Kolker speculates that that there is already significantly more fresh water flowing into bays and estuaries than was realized.

So would that impact be compounded by diversions?

Perhaps not, Kolker said. The net impact may be a wash. Because lower river levels reduce the flow of water through the sunken bayous, “there might be less of a difference than people would fear,” he said, adding that the evidence one way or the other is not yet in hand.

Better understanding the function of the groundwater flowing under the delta could also help determine the best places to effectively build land, he said.

The potential chemistry of the missing river is the next line of research, Kolker said. “It could be good or bad.”

The groundwater could be carrying valuable nutrients or harmful contaminants to the bays. Or both. The soil may also act advantageously as a filter, with potential implications for the annual Dead Zone, the lethal, low-oxygen part of the Gulf that in some years mushrooms to a size bigger than Connecticut.

Kolker and his colleagues are not the first to explore the ramifications of fresh water diverted naturally from the Mississippi River. But they are the first, the article states, to focus on “the effects of  buried sandy paleochannels” in the delta.

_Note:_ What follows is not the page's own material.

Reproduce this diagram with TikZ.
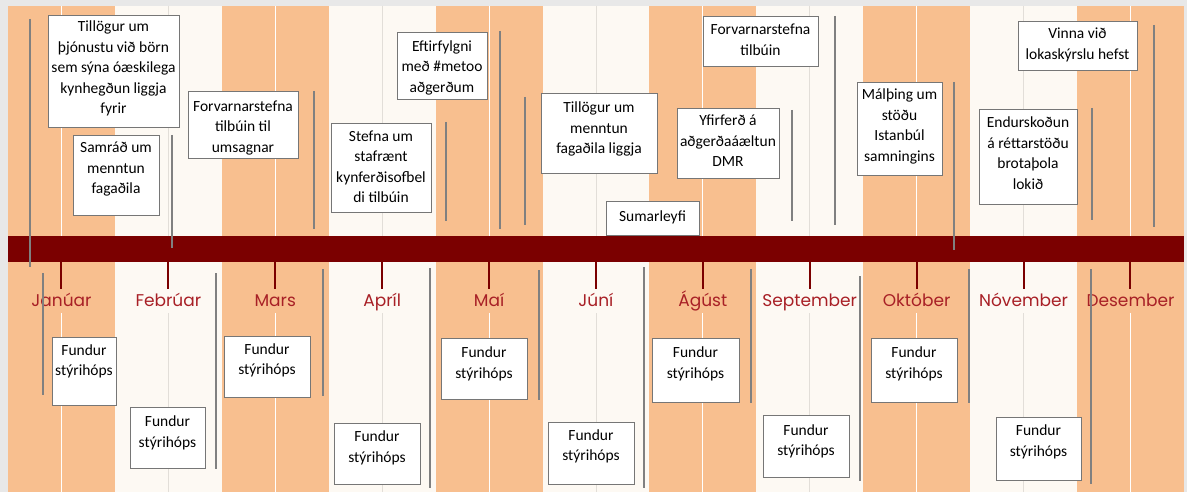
\documentclass[tikz,border=0pt]{standalone}
\usepackage{fontspec}
\setmainfont{Carlito}
\newfontfamily\monthfont{Poppins}
\definecolor{bandO}{RGB}{248,191,143}
\definecolor{bandC}{RGB}{253,249,243}
\definecolor{barR}{RGB}{123,0,0}
\definecolor{monR}{RGB}{168,32,38}
\definecolor{edgeG}{RGB}{232,232,232}
\definecolor{lineG}{RGB}{128,128,128}
\definecolor{boxG}{RGB}{118,118,118}
\definecolor{midC}{RGB}{226,222,216}
\tikzset{
  tbox/.style={draw=boxG, line width=0.9pt, fill=white, inner sep=0pt, outer sep=0pt, anchor=north west},
  vline/.style={draw=lineG, line width=1.3pt},
  monthtick/.style={draw=barR, line width=2pt},
  month/.style={font={\monthfont\fontsize{17}{20}\selectfont}, text=monR, anchor=base, inner sep=0pt},
  midO/.style={draw=white, line width=0.9pt},
  midCl/.style={draw=midC, line width=0.9pt},
}
\newcommand\Lc[1]{\makebox[0pt]{#1}}
\newcommand\tbx[7]{\node[tbox] (#1) at (#2,#3) {\parbox[t][#5pt][t]{#4pt}{\fontsize{15.5}{20.5}\selectfont\centering\rule{0pt}{#6pt}#7}};}
\begin{document}
\begin{tikzpicture}[x=1pt,y=-1pt]
\useasboundingbox (0,0) rectangle (1187,492);
\fill[edgeG] (0,0) rectangle (1187,492);
% columns
\foreach \i in {0,2,...,10} {
  \pgfmathsetmacro\xa{8+106.9*\i}
  \pgfmathsetmacro\xb{8+106.9*(\i+1)}
  \pgfmathsetmacro\xm{8+106.9*(\i+0.5)}
  \fill[bandO] (\xa,6) rectangle (\xb,492);
  \draw[midO] (\xm,6) -- (\xm,236);
  \draw[midO] (\xm,313) -- (\xm,492);
}
\foreach \i in {1,3,...,9} {
  \pgfmathsetmacro\xa{8+106.9*\i}
  \pgfmathsetmacro\xb{8+106.9*(\i+1)}
  \pgfmathsetmacro\xm{8+106.9*(\i+0.5)}
  \fill[bandC] (\xa,6) rectangle (\xb,492);
  \draw[midCl] (\xm,6) -- (\xm,236);
  \draw[midCl] (\xm,313) -- (\xm,492);
}
% bar
\node[fill=barR, inner sep=0pt, outer sep=0pt, minimum width=1176pt, minimum height=26pt, anchor=north west] (bar) at (8,236) {};
% months
\foreach \n/\name [count=\k from 0] in {m1/Janúar,m2/Febrúar,m3/Mars,m4/Apríl,m5/Maí,m6/Júní,m7/Ágúst,m8/September,m9/Október,m10/Nóvember,m11/Desember} {
  \pgfmathsetmacro\xm{8+106.9*(\k+0.5)}
  \node[month] (\n) at (\xm,306) {\name};
  \draw[monthtick] (\xm,262) -- (\xm,289);
}
% gray lines top
\foreach \x/\ya/\yb in {30/19/267,172/135/248,314/91/229,446/122/221,500/31/229,525/97/225,792/110/221,835/16/225,954/82/250,1092/108/220,1154/25/227} {
  \draw[vline] (\x,\ya) -- (\x,\yb);
}
% gray lines bottom
\foreach \x/\ya/\yb in {43/273/395,216/273/469,323/269/396,430/268/488,539/270/400,644/267/488,751/269/403,860/276/481,969/269/403,1091/269/484} {
  \draw[vline] (\x,\ya) -- (\x,\yb);
}
% top boxes
\tbx{t1}{48}{15}{131}{112}{17}{\Lc{Tillögur um}\\\Lc{þjónustu við börn}\\\Lc{sem sýna óæskilega}\\\Lc{kynhegðun liggja}\\\Lc{fyrir}}
\tbx{t2}{73}{135}{86}{80}{18}{\Lc{Samráð um}\\\Lc{menntun}\\\Lc{fagaðila}}
\tbx{t3}{188}{91}{110}{67}{20.5}{\Lc{Forvarnarstefna}\\\Lc{tilbúin til}\\\Lc{umsagnar}}
\tbx{t4}{397}{32}{90}{67}{19.5}{\Lc{Eftirfylgni}\\\Lc{með \#metoo}\\\Lc{aðgerðum}}
\tbx{t5}{331}{123}{100}{89}{18.5}{\Lc{Stefna um}\\\Lc{stafrænt}\\\Lc{kynferðisofbel}\\\Lc{di tilbúin}}
\tbx{t6}{541}{93}{116}{80}{20}{\Lc{Tillögur um}\\\Lc{menntun}\\\Lc{fagaðila liggja}}
\tbx{t7}{606}{201}{93}{34}{21}{\Lc{Sumarleyfi}}
\tbx{t8}{703}{16}{115}{50}{19}{\Lc{Forvarnarstefna}\\\Lc{tilbúin}}
\tbx{t9}{677}{108}{102}{70}{18}{\Lc{Yfirferð á}\\\Lc{aðgerðaáæltun}\\\Lc{DMR}}
\tbx{t10}{857}{82}{85}{93}{18}{\Lc{Málþing um}\\\Lc{stöðu}\\\Lc{Istanbúl}\\\Lc{samningins}}
\tbx{t11}{1018}{21}{119}{49}{18}{\Lc{Vinna við}\\\Lc{lokaskýrslu hefst}}
\tbx{t12}{979}{109}{98}{95}{19}{\Lc{Endurskoðun}\\\Lc{á réttarstöðu}\\\Lc{brotaþola}\\\Lc{lokið}}
% meeting boxes
\tbx{f1}{52}{337}{64}{68}{18}{\Lc{Fundur}\\\Lc{stýrihóps}}
\tbx{f2}{130}{407}{75}{61}{19.5}{\Lc{Fundur}\\\Lc{stýrihóps}}
\tbx{f3}{224}{336}{86}{61}{18}{\Lc{Fundur}\\\Lc{stýrihóps}}
\tbx{f4}{334}{423}{86}{61}{18.5}{\Lc{Fundur}\\\Lc{stýrihóps}}
\tbx{f5}{441}{338}{86}{61}{19.5}{\Lc{Fundur}\\\Lc{stýrihóps}}
\tbx{f6}{548}{422}{86}{62}{18}{\Lc{Fundur}\\\Lc{stýrihóps}}
\tbx{f7}{652}{338}{87}{64}{19.5}{\Lc{Fundur}\\\Lc{stýrihóps}}
\tbx{f8}{763}{415}{86}{62}{20}{\Lc{Fundur}\\\Lc{stýrihóps}}
\tbx{f9}{871}{338}{86}{64}{19.5}{\Lc{Fundur}\\\Lc{stýrihóps}}
\tbx{f10}{996}{417}{85}{63}{18.5}{\Lc{Fundur}\\\Lc{stýrihóps}}
\end{tikzpicture}
\end{document}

They cite an earlier study that explains the bay’s freshwater imbalance as being the result of “numerous ‘arbitrary streams.’”

“We present here a plausible alternate interpretation that can explain all of these studies,” Kolker and his team assert.

The relevance of continuing research is not limited to Southeast Louisiana, they argue. Deltas commonly serve “as major population centers and conduits for commerce,” the authors write. That means “these results may be applicable to other deltas worldwide, as many of the [world’s] largest rivers have deltas with numerous abandoned distributaries that could act as conduits for groundwater.”

With sea level rising as a result of climate change, the article concludes that “more research is clearly needed to understand how subterranean flow paths and nutrient delivery to the ocean will change during this century.”

In North America’s largest delta, and others across the planet, understanding the role of the missing river will only increase in importance, Kolker said.